Il progetto è centrato sulle potenzialità evocative della voce umana e degli stimoli sonori così da facilitare le singole avventure sensoriali. Anche il termine “sperimentale” è alquanto pleonastico ed è più applicabile alle forme di espressione artistica piuttosto che ai contenuti concettuali: i riferimenti infatti sono molteplici e meta-testuali. William Burroughs, Brion Gysin, Jonas Mekas, John Waters, Peter Zinovieff, Il Battiato avanguardista dei primi anni 70, la scrittura auto-rigenerativa, il cut-up e le tecniche di scrittura combinatoria, il metodo random, la dreamachine, il circuit-bending, Antonin Artaud, Kostantin Raudive e le voci fantasmatiche, la spiritualità non religiosa di Sam Harris, l’uomo massa di Ortega y Gasset. L’effetto finale è un trip psichedelico che scardina le serrature delle porte della percezione mostrando diversi percorsi di autocoscienza e pulsioni rivoluzionarie.

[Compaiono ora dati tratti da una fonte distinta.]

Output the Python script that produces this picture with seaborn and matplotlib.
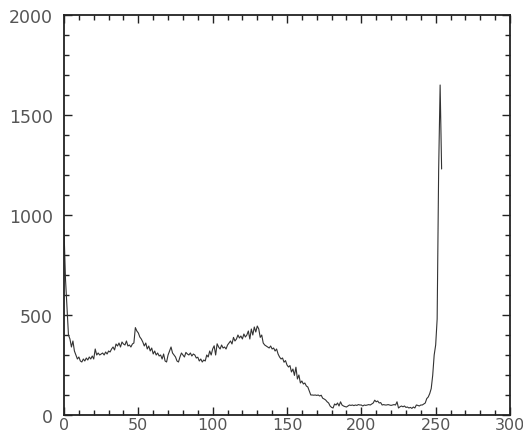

Nei 45 minuti di Oggi sono passato (e tu non c’eri) viene condensato un discorso filosofico sull’alterità e sul doppio attraverso associazioni di immagini casuali che funzionano da test di Rorschach, In un flusso di coscienza circolare che più volte sembra ritornare al punto di partenza ingrandendo diversi particolari del puzzle, il passato il presente e il futuro si incontrano in un condominio alla fine del mondo, dove l’utilizzo di collage anonimi infilati nella buca delle lettere scatena sentimenti di rabbia repressa e rancori mai sopiti. Mentre Elisa Abela, bravissima artista visuale e musicista, prova ad aumentare l’entropia dell’universo facendolo passare attraverso gli accordi della sua chitarra elettrica, tutte le immagini circostanti perdono lo statuto di verità e rivelano l’inganno della memoria e della percezione. Tolti tutti i riferimenti visivi, spaziali e temporali, si è costretti a chinarsi su sé stessi per afferrare una voce (dis)umana, un’eco di rumori spettrali che si posizionano prima e dopo la nostra esistenza. In questa anarchia eidetica che si ridimensiona di fronte a una proteiforme cappa acustica, il montaggio (antinarrativo e random) diventa una questione di morale ed è forse l’unica luce del faro che non porta a sfracellarsi sugli scogli.

L’associazione tra immagini-suoni-pensieri continua nella mente dell’osservatore che completa il raccordo tra le inquadrature con il proprio background emozionale e culturale. A conferma di ciò quando inizia il concerto di Elisa Abela la serie di fonemi, di rumori, voci distorte non fa che richiamare le immagini del precedente documentario, in una operazione associativa in cui il risultato finale è sempre cangiante. Mentre Elisa e Canecapovolto indossano le vesti scure di ostetrici del reale, portando alla vita tutto il represso e il rimosso, lo spettatore sembra diventare l’astronauta Bowman proiettato nel suo ultimate trip. Mai viaggio nello spazio interiore è stato più affascinante.